Adolescence requires a firm parenting style (authoritarian but loving.) As my little girl grew and began revealing herself as a responsible and conscientious student, I knew bonding in various ways could establish a closeness. Our relationship began with complete openness. She was free to come to me with anything. I spoke openly to her with just about everything. We talked at home and especially in the car.
Shopping jaunts included talking and music—her music. We sang at the top of our lungs to songs we both loved. I was excited to hear about her day and evenings out as well as any drama or gossip. And yes, on nights in, we watched Gilmore Girls. We saw adorable Harry together and another band or two, and she got me hooked on thrifting. We bonded as friends, however, not best friends.
All mothers want their daughters to adore them, but that can’t happen when you forgo parenting duties for friendship as a hierarchy of responsibility precludes moms and daughters from being best friends.
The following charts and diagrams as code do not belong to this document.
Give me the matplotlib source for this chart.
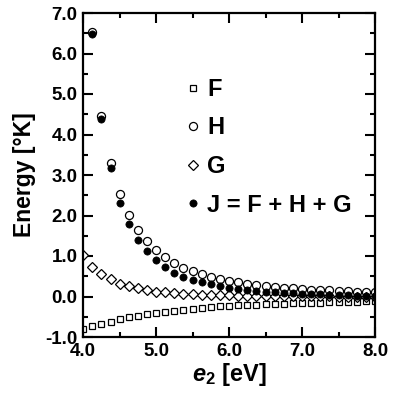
import numpy as np
import matplotlib
matplotlib.use('Agg')
import matplotlib.pyplot as plt
from matplotlib.ticker import MultipleLocator, FormatStrFormatter

plt.rcParams['font.family'] = ['Liberation Sans', 'DejaVu Sans']
plt.rcParams['font.weight'] = 'bold'
plt.rcParams['mathtext.fontset'] = 'custom'
plt.rcParams['mathtext.it'] = 'Liberation Sans:italic:bold'
plt.rcParams['mathtext.rm'] = 'Liberation Sans:bold'

# photon energy e2 [eV], step 0.125
e2_all = [4.0, 4.125, 4.25, 4.375, 4.5, 4.625, 4.75, 4.875, 5.0, 5.125, 5.25,
          5.375, 5.5, 5.625, 5.75, 5.875, 6.0, 6.125, 6.25, 6.375, 6.5, 6.625,
          6.75, 6.875, 7.0, 7.125, 7.25, 7.375, 7.5, 7.625, 7.75, 7.875, 8.0]
e2_hj = e2_all[1:]  # first H / J point lies above the plot

F = [-0.81, -0.73, -0.68, -0.62, -0.56, -0.51, -0.48, -0.44, -0.415, -0.39,
     -0.36, -0.33, -0.30, -0.28, -0.26, -0.245, -0.23, -0.22, -0.21, -0.20,
     -0.19, -0.18, -0.175, -0.165, -0.16, -0.155, -0.15, -0.145, -0.14, -0.13,
     -0.125, -0.12, -0.11]
G = [1.02, 0.74, 0.55, 0.43, 0.31, 0.25, 0.20, 0.15, 0.12, 0.10, 0.08, 0.06,
     0.05, 0.04, 0.04, 0.03, 0.03, 0.02, 0.02, 0.02, 0.02, 0.01, 0.01, 0.01,
     0.01, 0.01, 0.01, 0.01, 0.0, 0.0, 0.0, 0.0, 0.0]
H = [6.52, 4.45, 3.30, 2.54, 2.01, 1.64, 1.36, 1.15, 0.97, 0.83, 0.71, 0.62,
     0.55, 0.49, 0.43, 0.39, 0.35, 0.32, 0.29, 0.26, 0.24, 0.22, 0.20, 0.19,
     0.17, 0.16, 0.15, 0.14, 0.13, 0.12, 0.11, 0.10]
J = [6.48, 4.38, 3.17, 2.32, 1.79, 1.40, 1.12, 0.90, 0.72, 0.59, 0.49, 0.41,
     0.35, 0.30, 0.26, 0.21, 0.18, 0.16, 0.14, 0.12, 0.10, 0.09, 0.08, 0.07,
     0.06, 0.05, 0.04, 0.04, 0.03, 0.02, 0.02, 0.01]

fig = plt.figure(figsize=(3.96, 4.0), dpi=100)
ax = fig.add_axes([0.21, 0.1575, 0.737, 0.81])

ax.plot(e2_all, F, 's', ms=5, mfc='white', mec='black', mew=0.9, label='F')
ax.plot(e2_hj, H, 'o', ms=5.8, mfc='white', mec='black', mew=0.9, label='H')
ax.plot(e2_all, G, 'D', ms=4.6, mfc='white', mec='black', mew=0.9, label='G')
ax.plot(e2_hj, J, 'o', ms=5.2, mfc='black', mec='black', mew=0.5, label='J = F + H + G')

ax.set_xlim(4.0, 8.0)
ax.set_ylim(-1.0, 7.0)
ax.xaxis.set_major_locator(MultipleLocator(1.0))
ax.xaxis.set_minor_locator(MultipleLocator(0.5))
ax.yaxis.set_major_locator(MultipleLocator(1.0))
ax.yaxis.set_minor_locator(MultipleLocator(0.5))
ax.xaxis.set_major_formatter(FormatStrFormatter('%.1f'))
ax.yaxis.set_major_formatter(FormatStrFormatter('%.1f'))
ax.tick_params(which='both', direction='in', top=True, right=True, width=1.5)
ax.tick_params(which='major', length=7, labelsize=13.5, pad=4)
ax.tick_params(which='minor', length=3.5)
for s in ax.spines.values():
    s.set_linewidth(1.6)

ax.set_xlabel(r'$e_{\mathit{2}}$ [eV]', fontsize=17, fontweight='bold', labelpad=1)
ax.set_ylabel('Energy [°K]', fontsize=16.5, fontweight='bold', labelpad=7)

ax.legend(loc='upper left', bbox_to_anchor=(0.353, 0.80), frameon=False,
          fontsize=17, handlelength=0.6, handletextpad=0.3, labelspacing=0.66,
          borderpad=0, borderaxespad=0)

fig.savefig('out.png', dpi=100)
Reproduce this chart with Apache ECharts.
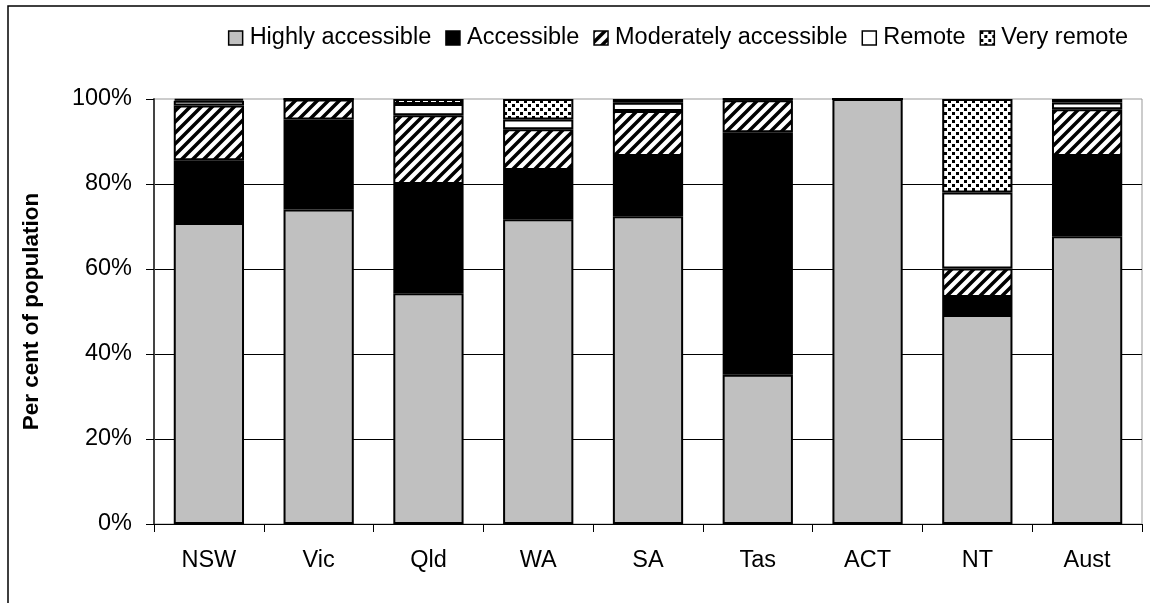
<!DOCTYPE html>
<html>
<head>
<meta charset="utf-8">
<script src="https://cdn.jsdelivr.net/npm/echarts@6/dist/echarts.min.js"></script>
<style>
  html, body { margin: 0; padding: 0; background: #fff; }
  #chart { width: 1150px; height: 603px; }
</style>
</head>
<body>
<div id="chart"></div>
<script>
// per cent of population by remoteness area
var states = ['NSW', 'Vic', 'Qld', 'WA', 'SA', 'Tas', 'ACT', 'NT', 'Aust'];
var highly = [70.8, 74.0, 54.3, 71.7, 72.4, 35.1, 100, 49.2, 67.7];
var accessible = [14.8, 21.2, 25.7, 11.6, 14.2, 57.1, 0, 4.2, 18.9];
var moderately = [12.9, 4.7, 16.2, 9.6, 10.6, 7.5, 0, 6.7, 11.0];
var remote = [1.1, 0.1, 2.6, 2.3, 1.9, 0.3, 0, 17.9, 1.6];
var veryRemote = [0.4, 0, 1.2, 4.8, 0.9, 0, 0, 22.0, 0.8];
var yTicks = [0, 20, 40, 60, 80, 100];

var FONT = '"Liberation Sans", Arial, sans-serif';

// diagonal hatch tile
function hatchTile() {
    var c = document.createElement('canvas');
    c.width = 11; c.height = 11;
    var g = c.getContext('2d');
    g.fillStyle = '#fff';
    g.fillRect(0, 0, 11, 11);
    g.strokeStyle = '#000';
    g.lineWidth = 3.5;
    g.beginPath();
    g.moveTo(-2, 2); g.lineTo(2, -2);
    g.moveTo(0, 11); g.lineTo(11, 0);
    g.moveTo(9, 13); g.lineTo(13, 9);
    g.stroke();
    return c;
}

// dotted tile
function dotTile() {
    var c = document.createElement('canvas');
    c.width = 8; c.height = 8;
    var g = c.getContext('2d');
    g.fillStyle = '#fff';
    g.fillRect(0, 0, 8, 8);
    g.fillStyle = '#000';
    g.fillRect(0, 0, 3, 3);
    g.fillRect(4, 4, 3, 3);
    return c;
}

var hatch = { image: hatchTile(), repeat: 'repeat' };
var dots = { image: dotTile(), repeat: 'repeat' };

function makeSeries(name, data, color) {
    return {
        name: name,
        type: 'bar',
        stack: 'total',
        barWidth: '64%',
        data: data,
        itemStyle: { color: color, borderColor: '#000', borderWidth: 2 }
    };
}

var myChart = echarts.init(document.getElementById('chart'));
var option = {
    animation: false,
    textStyle: { fontFamily: FONT },
    graphic: [{
        type: 'rect',
        shape: { x: 8, y: 6, width: 1200, height: 700 },
        style: { fill: 'none', stroke: '#000', lineWidth: 1.5 },
        silent: true
    }],
    legend: {
        right: 17,
        top: 21,
        itemWidth: 14,
        itemHeight: 14,
        itemGap: 14,
        icon: 'rect',
        itemStyle: { borderColor: '#000', borderWidth: 1.5 },
        textStyle: { fontSize: 23.5, color: '#000', fontFamily: FONT, padding: [0, 0, 0, 2] },
        data: ['Highly accessible', 'Accessible', 'Moderately accessible', 'Remote', 'Very remote']
    },
    grid: {
        left: 154,
        right: 8,
        top: 99,
        bottom: 79,
        show: true,
        borderColor: '#999',
        borderWidth: 1
    },
    xAxis: {
        type: 'category',
        data: states,
        axisLine: { lineStyle: { color: '#000', width: 1 } },
        axisTick: { show: true, length: 8, lineStyle: { color: '#000' } },
        axisLabel: { fontSize: 23.5, color: '#000', margin: 25, fontFamily: FONT }
    },
    yAxis: {
        type: 'value',
        min: yTicks[0],
        max: yTicks[yTicks.length - 1],
        interval: 20,
        name: 'Per cent of population',
        nameLocation: 'middle',
        nameGap: 111,
        nameTextStyle: { fontSize: 22.5, fontWeight: 'bold', color: '#000', fontFamily: FONT },
        axisLine: { show: true, lineStyle: { color: '#444', width: 2 } },
        axisTick: { show: true, length: 8, lineStyle: { color: '#000' } },
        axisLabel: { fontSize: 23.5, color: '#000', margin: 22, formatter: '{value}%', fontFamily: FONT },
        splitLine: { show: true, showMaxLine: false, lineStyle: { color: '#000', width: 1 } }
    },
    series: [
        makeSeries('Highly accessible', highly, '#c0c0c0'),
        makeSeries('Accessible', accessible, '#000'),
        makeSeries('Moderately accessible', moderately, hatch),
        makeSeries('Remote', remote, '#fff'),
        makeSeries('Very remote', veryRemote, dots)
    ]
};
myChart.setOption(option);
</script>
</body>
</html>
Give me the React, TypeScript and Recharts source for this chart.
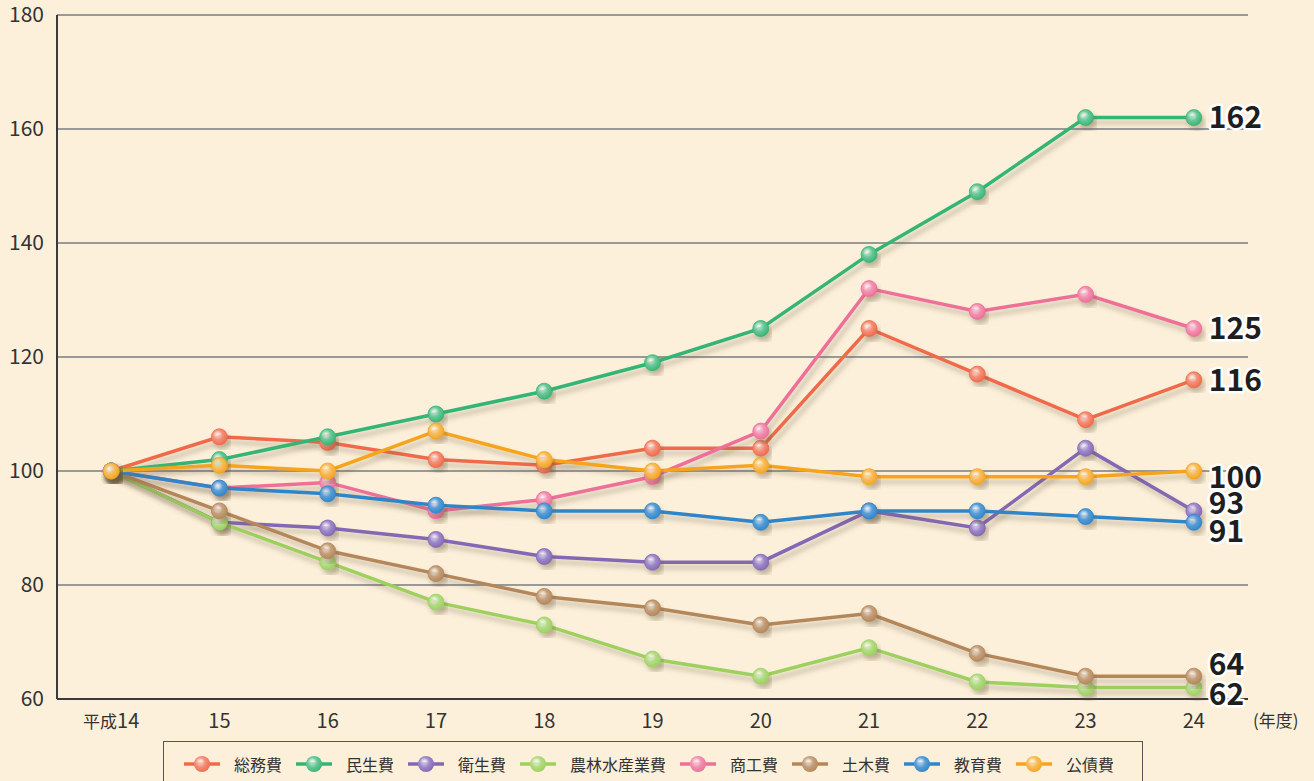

Best friends have equal reciprocity, love, respect, and companionship. Mothers and young daughters can never be equal friends because a mother will always be a mother first wanting to protect her daughter and always be invested in her happiness.
Here is where that fine line comes in. A mother’s desire to be close and to confide in her daughter is harmful. The young girl is not mature enough to take that role. They need guidance and authority from their mother when they are maturing. This gives them security which they need for healthy development. “Daughters should never feel responsible for the emotional well-being of their mothers,” states Irene Levine in an article in Psychology Today. According to Levine, “Mother trumps friend.” Many experts believe that in a healthy relationship, the daughter feels loved, understood, respected, and supported by her mother while feeling free to be her own self with her own life and interests.
While the concept exists and the love as a mother will always come first, I’m happy to be able to cross the line at times and enjoy what I consider an incredible friendship. I’ll never reveal too much in confidence because I know not to step over the line, but acceptance and companionship are always there. Parents weekend is coming up, and I can’t wait for her to open her door and for me to open my arms and hug her tightly, as mother and friend.